Support is also very important. Carolijn: “There were nine of us on board, but we would not have been able to make it without a technical support team that waited for us at every stop-over, took over the boat and within six days checked everything, and carried out all necessary repairs
Sailing has not always been Carolijn’s great passion. “I started when I was 10, but in the weekends all the fun things usually coincided, and it was difficult to choose between sailing or going to the movies with friends. I wanted to experience everything. In Brazil, where we lived at that time, we learned to sail. Back in the Netherlands I studied at the Rijnland Lyceum in Oegstgeest at the age of 13 and my mother gave me a hockey stick. She told me that people did not sail in the Netherlands, because the winters were too cold. After a couple of weeks, I saw young teenagers who were sailing in small, so-called Optimist boats, during their winter training. Two weeks later, I was sailing in a boat like that, not in a bikini and a T-shirt, like in Brazil, but wearing a dry suit. My parents recognised my enthusiasm, and gave me a boat. Slowly the results came and I finally became passionate about sailing.”

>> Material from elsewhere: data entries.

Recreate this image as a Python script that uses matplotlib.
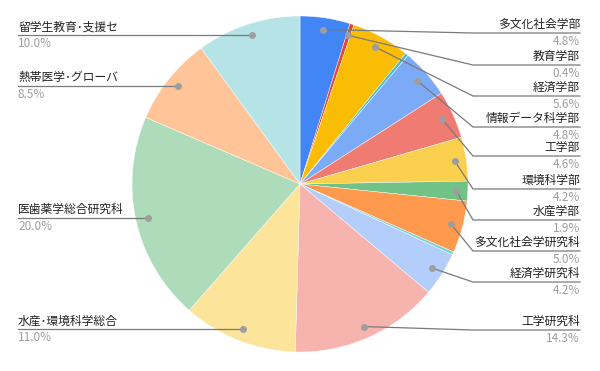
import numpy as np
import matplotlib
matplotlib.use('Agg')
from matplotlib import pyplot as plt

plt.rcParams['font.family'] = ['Noto Sans CJK JP', 'DejaVu Sans']

# slice data, clockwise from 12 o'clock (two tiny unlabeled slices included)
names = ['多文化社会学部', '教育学部', '経済学部', '', '情報データ科学部', '工学部',
         '環境科学部', '水産学部', '多文化社会学研究科', '', '経済学研究科', '工学研究科',
         '水産･環境科学総合', '医歯薬学総合研究科', '熱帯医学･グローバ', '留学生教育･支援セ']
shares = [4.8, 0.4, 5.6, 0.3, 4.8, 4.6, 4.2, 1.9, 5.0, 0.3, 4.2, 14.3, 11.0, 20.0, 8.5, 10.0]
pct_labels = ['4.8%', '0.4%', '5.6%', '', '4.8%', '4.6%', '4.2%', '1.9%', '5.0%', '',
              '4.2%', '14.3%', '11.0%', '20.0%', '8.5%', '10.0%']
colors = ['#4285f4', '#ea4335', '#fbbc04', '#46bdc6', '#7baaf7', '#f07b72', '#fcd04f',
          '#71c287', '#ff994d', '#7ed1d7', '#b3cefb', '#f7b4ae', '#fde49b', '#aedcba',
          '#ffc599', '#b5e3e6']

W, H = 600, 371
fig = plt.figure(figsize=(6, 3.71), dpi=100)
ax = fig.add_axes([0, 0, 1, 1])

cx, cy, r = 300, H - 184, 168
wedges, _ = ax.pie(shares, colors=colors, startangle=90, counterclock=False,
                   center=(cx, cy), radius=r, frame=True,
                   wedgeprops=dict(edgecolor='white', linewidth=0.3))
ax.set_xlim(0, W)
ax.set_ylim(0, H)
ax.set_aspect('equal')
ax.axis('off')

# y of label underline (pixels from top) for right-side labels
right_slots = [33, 65, 96, 127, 156, 189, 220, 251, 282, 330]
right_i = 0
for w, name, pct in zip(wedges, names, pct_labels):
    if not name:
        continue
    mid = np.deg2rad((w.theta1 + w.theta2) / 2)
    dx, dy = cx + 0.93 * r * np.cos(mid), cy + 0.93 * r * np.sin(mid)
    if dx >= cx:
        ly = H - right_slots[right_i]
        right_i += 1
        ax.plot([dx, 473, 580], [dy, ly, ly], color='#7a7a7a', lw=0.9, zorder=3)
        ax.text(580, ly + 2, name, ha='right', va='bottom', fontsize=8.5, color='#222222')
        ax.text(580, ly - 2, pct, ha='right', va='top', fontsize=8.5, color='#9e9e9e')
    else:
        ly = dy
        ax.plot([dx, 18], [dy, ly], color='#7a7a7a', lw=0.9, zorder=3)
        ax.text(18, ly + 2, name, ha='left', va='bottom', fontsize=8.5, color='#222222')
        ax.text(18, ly - 2, pct, ha='left', va='top', fontsize=8.5, color='#9e9e9e')
    ax.plot(dx, dy, 'o', color='#9e9e9e', ms=4, zorder=4)

fig.savefig('out.png', dpi=100)
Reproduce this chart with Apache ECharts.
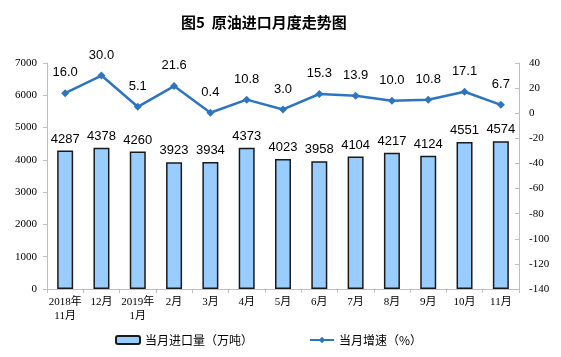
<!DOCTYPE html>
<html><head><meta charset="utf-8">
<script src="https://cdn.jsdelivr.net/npm/echarts@6/dist/echarts.min.js"></script>
<style>html,body{margin:0;padding:0;background:#fff}#c{width:561px;height:357px}</style>
</head><body><div id="c"></div>
<script>
const categories = ['2018年\n11月','12月','2019年\n1月','2月','3月','4月','5月','6月','7月','8月','9月','10月','11月'];
const importVolume = [4287,4378,4260,3923,3934,4373,4023,3958,4104,4217,4124,4551,4574];
const growthRate = [16.0,30.0,5.1,21.6,0.4,10.8,3.0,15.3,13.9,10.0,10.8,17.1,6.7];
const leftTicks = {min:0,max:7000,interval:1000};
const rightTicks = {min:-140,max:40,interval:20};

const chart = echarts.init(document.getElementById('c'));
const axisFont = {fontFamily:'Liberation Serif, Noto Sans CJK SC', fontSize:11, color:'#000'};
chart.setOption({
  animation:false,
  title:{text:'图5  原油进口月度走势图', left:176, top:10,
    textStyle:{fontFamily:'Noto Sans CJK SC', fontSize:15, fontWeight:'bold', color:'#000'}},
  grid:{left:47,right:42,top:63,bottom:68},
  legend:{bottom:6, left:110, itemGap:56, itemWidth:24, itemHeight:8,
    textStyle:{fontFamily:'Noto Sans CJK SC', fontSize:12, color:'#000'},
    data:[{name:'当月进口量（万吨）'},{name:'当月增速（%）'}]},
  xAxis:{type:'category', data:categories,
    axisLine:{lineStyle:{color:'#bfbfbf'}},
    axisTick:{show:true, alignWithLabel:false, length:4, lineStyle:{color:'#bfbfbf'}},
    axisLabel:Object.assign({interval:0, margin:6, lineHeight:14}, axisFont)},
  yAxis:[
    {type:'value', min:leftTicks.min, max:leftTicks.max, interval:leftTicks.interval,
     splitLine:{show:false},
     axisLine:{show:true, lineStyle:{color:'#bfbfbf'}},
     axisTick:{show:true, length:4, lineStyle:{color:'#bfbfbf'}},
     axisLabel:Object.assign({margin:10, formatter:v=>String(v)}, axisFont)},
    {type:'value', min:rightTicks.min, max:rightTicks.max, interval:rightTicks.interval,
     splitLine:{show:false},
     axisLine:{show:true, lineStyle:{color:'#bfbfbf'}},
     axisTick:{show:true, inside:true, length:4, lineStyle:{color:'#bfbfbf'}},
     axisLabel:Object.assign({margin:10, formatter:v=>String(v)}, axisFont)}
  ],
  series:[
    {name:'当月进口量（万吨）', type:'bar', data:importVolume, barWidth:16, yAxisIndex:0,
     itemStyle:{color:'#99ccff', borderColor:'#1a1a1a', borderWidth:1.5},
     label:{show:true, position:'top', distance:5, fontFamily:'Liberation Sans', fontSize:13, color:'#000'}},
    {name:'当月增速（%）', type:'line', data:growthRate, yAxisIndex:1,
     symbol:'diamond', symbolSize:8,
     lineStyle:{color:'#2e75c0', width:2.5},
     itemStyle:{color:'#2e75c0'},
     label:{show:true, position:'top', distance:10, fontFamily:'Liberation Sans', fontSize:13, color:'#000',
       formatter:p=>p.value.toFixed(1)}}
  ]
});
</script></body></html>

After winning the Youth World Cup in a Laser Radial – a few months after her school exams – she notices that you get something in return if you work hard, persevere and do not give up. Sailing becomes her life. Carolijn Brouwer decides to go to Portugal to study Portuguese for advanced students, at least when it the weather is bad. Otherwise, she would take the train to Cascais, Europe’s western point, to sail at sea with Portuguese fruienbds. “After a year I returned and studied Latin American languages and cultures in Leiden. Brazil had stolen my heart, and this was a good way to stay connected. It took me 5.5 instead of 3 years to graduate, but that was because I sailed on the ocean too much during my internship there.
In the Netherlands she finds it super to sail on the IJsselmeer and the many lakes, but notes that nowadays sailors opt for the sea more frequently. If you have to train for the Olympic Games you need to train at sea. ” Why does she like sailing so much? No day is the same, whether you’re sailing on a lake, the IJsselmeer or the ocean. Sailing is a complex sport and depends on many different factors.
“I’ve never sailed a perfect race in my life. Maybe I’ll get close, but there’s always something you can do even better.”
As a result, sailing continues to offer the challenges that Carolijn needs to be able to continue and excel for many years to come. “I am 45 years old. They shouldn’t put me on the foredeck during ocean races, for which you need to be very strong and fit, but I’m very good at steering and trimming in the back. Experience counts at those positions and that is important in this sport.”